As the name suggests, pizza yeast is specifically made for pizza, but, what if you don’t want to just use it for pizza? Maybe you have pizza yeast sitting in your cupboard and want to make bread instead.
Fortunately, it’s not the end of the world if you want to make bread with pizza yeast.
Pizza yeast can be used instead of regular dry yeast when making bread. Although pizza yeast isn’t designed to be used for bread, it can successfully rise dough and give you good results.
On the jar or packet of your pizza yeast, it states that the yeast is ‘NOT‘ recommended for baking bread, but plenty of people have experimented with it and successfully made bread. Whilst regular yeast will give you better bread, it’s still perfectly reasonable to make bread with pizza yeast too.
It may not be recommended because they want the consumer to buy regular yeast too, or it might be because of the slight differences between the yeasts.
Either way, there’s no reason to not use pizza yeast for bread if it’s the only one you’ve got on hand.
What’s The Difference Between Pizza Yeast And Regular Yeast?
Since, pizza yeast and regular dry yeast can be used in the same way, it’s not immediately obvious what the actual differences are between the two, but there is one subtle difference that changes how your dough feels.
Pizza yeast contains dough relaxers that are meant to make dough easier to shape/roll without snap-back.
With regular dough that doesn’t contain dough relaxers, it’s much more likely to pull itself back after you stretch it, but you can easily prevent this by letting it rest for 5-10 minutes so the gluten can relax.
To get one thing clear, pizza yeast is the same yeast as regular dry yeast, but it just has certain additives to make it more suitable for quick and easy pizza dough.
Here’s a video of a home baker using pizza yeast to make some basic bread.
As you can see from the video, the dough has risen and baked as you’d expect with normal yeast. It had a lovely soft texture and she seemed to enjoy the flavor.
Do You Really Need Pizza Yeast?
Since the yeast is called ‘pizza yeast’ a lot of amateur bakers may believe that it’s the only yeast that can be used for pizza, but this is very far from the truth.
Pizza yeast is far from necessary when it comes to making tasty pizza. In fact, it’s actually more likely to taste worse than pizza made with regular yeast.
When regular yeast is used in dough, you allow it to rise once before separating it into smaller dough balls and allowing them to proof again. This allows for the yeast to do their thing and develop both texture and flavor in the dough.

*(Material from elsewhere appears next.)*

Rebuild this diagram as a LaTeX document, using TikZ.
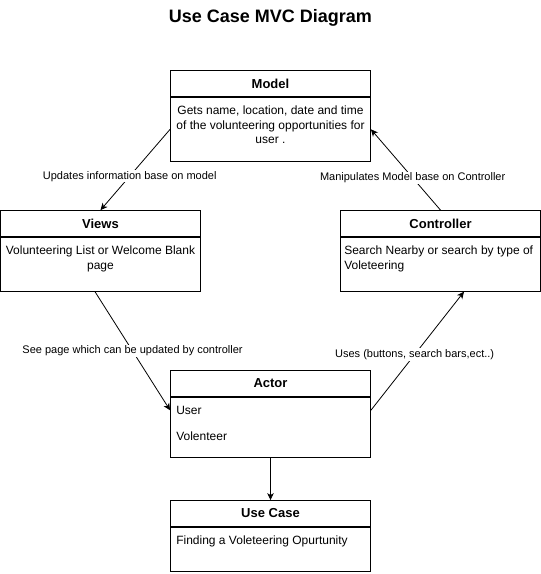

When using pizza yeast, the idea is that you make pizza very quickly. In a matter of 30 minutes, you can go from nothing to pizza dough, so it’s not going to do much in terms of flavor.
The great thing about regular yeast is that the longer fermentation of the dough breaks down the molecules in the flour and allows the flavors to become more complex and taste significantly better.
Pizza yeast also contains added dough relaxers, but these aren’t really necessary either. Although they do make some difference in how easily your dough is shaped into a pizza base, it’s not really needed unless you don’t have much time.
Instead of having dough relaxers, you can just let the dough rest for 5-10 minutes. This allows the gluten to relax on its own so you’ll have an easier time shaping it. If you feel it getting tighter and more difficult to shape again, you should just let it rest for another few minutes.
To Sum Everything Up…
At the end of the day, pizza yeast is just regular dry yeast with a few extras, so it’s still going to be perfectly capable of making good bread at home.
It can be used as normal, but you may notice a slight difference in the feel of your dough since the gluten will relax more.
And although pizza yeast can sound great, it’s a little bit of a gimmick to people who want great-tasting pizza.
For those who just want a quick and easy pizza that’s homemade, it might be worth it since it doesn’t take long to make at all.
Personally, I won’t ever be using it for bread or a quick pizza since I like a long fermentation so the flavors can develop in my dough. I’ll just stick to fresh or active dry yeast.